Despite this history, several senators said in interviews that they believe tax overhaul along the lines etched by Reagan and the House is possible in 1986. The chief factor is Reagan, who plans to promote the measure in his State of the Union address and to make it a key issue in the 1986 Senate elections.
"I think the Senate is in the mood for this legislation because of the attraction of lower tax rates and also because we're the president's party and we want to accommodate him to the best of our ability," Chafee said.
He and other senators in both parties emphasized, however, that they expect to build in more benefits for business investment -- one of Reagan's criteria and an approach that many House Democrats said they applaud.
Bradley, who is expected to take a prominent role in the debate, predicted that the lure of lower tax rates in an election year could ease the tougher decision to curb tax benefits.
"In the past, when the Senate added a lot of loopholes to the tax code, we were living in a world without $200 billion deficits," Bradley said. "Today, if you want to make the speech for lower tax rates, you have to make the speech for closing loopholes, too."
He and others pointed out that the Finance Committee has made that kind of tradeoff before -- in 1982, under then-chairman Dole, when it narrowed numerous loopholes to stem revenue losses from Reagan's 1981 tax cut. At the time, 12 of the panel's 20 members faced reelection.

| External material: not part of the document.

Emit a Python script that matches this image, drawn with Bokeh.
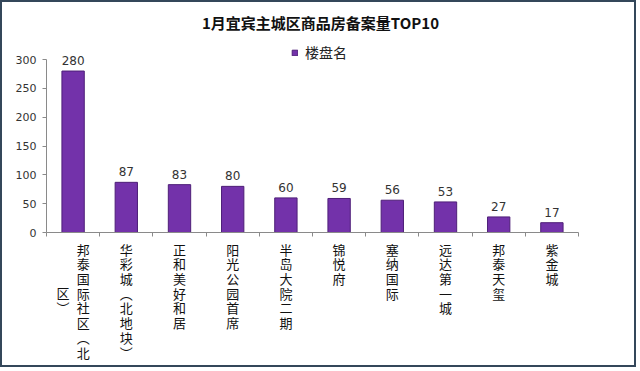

Perhaps the biggest political wild card is the Gramm-Rudman-Hollings law mandating deficit reduction, whose first effects will be felt as the Senate is grappling with the tax measure. If congressional budget cuts do not pare the deficit to targeted levels, new tax revenues could be needed, and the overhaul bill could become a vehicle for them if political pressure mounts.
"As an economist," said Harvey Galper of the Brookings Institute, "I'm finding the politics of this bill as fascinating as the economics."